Les représentants des trois habitants soulignent aussi que leur situation illustre « l’incapacité de Fedasil à remplir ses missions. Depuis l’été 2021, […] des milliers de demandeurs et demandeuses d’asile sont contraints de vivre dans la rue ». Cela serait aussi le cas des habitants concernés si la décision du bourgmestre était appliquée.
En conclusion…
Pour le Conseil d’État, la décision du bourgmestre « est bien une ingérence dans le droit des habitants à l’inviolabilité du domicile qu’ils occupent sans titre ni droit ». Mais, simultanément, « cette ingérence poursuit un but légitime, la préservation de la santé publique et des requérants ».

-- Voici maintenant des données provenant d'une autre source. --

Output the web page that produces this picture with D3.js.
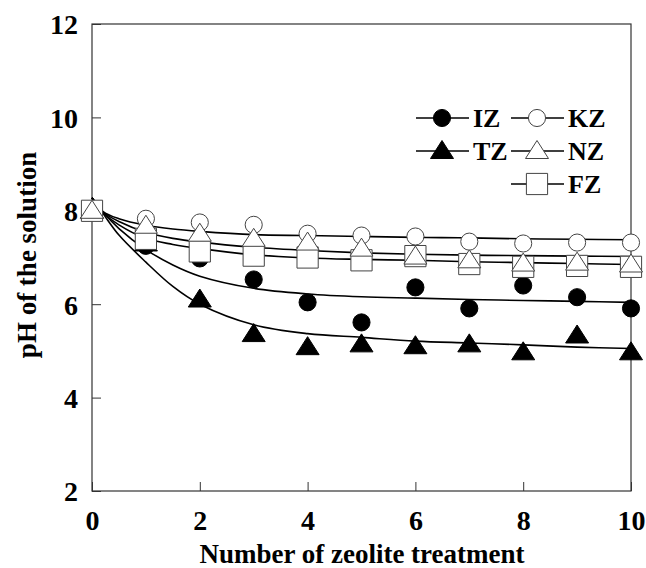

D’une part, l’ingérence, donc le non-respect, la limitation, est bien constatée. D’autre part, le but de cette ingérence est légitime. Le Conseil d’État doit alors examiner si cette ingérence n’est pas disproportionnée. Elle se réfère alors à des décisions de la Cour européenne des droits de l’homme qui ont notamment tenu compte de la possibilité d’un autre hébergement.
Le Conseil d’État a tenu compte des éléments suivants :
- la commune n’a pas fourni une solution alternative (mais seulement renvoyé les occupants vers le Samu social) ;
- les occupants n’ont pas été rencontrés et donc n’ont pas pu être entendus avant la décision de les expulser ;
- ils n’avaient qu’un peu plus d’une semaine pour trouver un autre logement.
Il en a déduit que la décision d’évacuation du 8 novembre 2024 constitue une ingérence disproportionnée à l’inviolabilité du domicile des trois habitants concernés.
Le Conseil d’État décide donc la suspension de l’exécution de l’arrêté du bourgmestre. L’évacuation ne peut avoir lieu comme prévu. La suspension est une décision temporaire, une deuxième décision devra intervenir et se prononcer sur l’annulation de la décision du bourgmestre (sauf si une solution a été trouvée entretemps).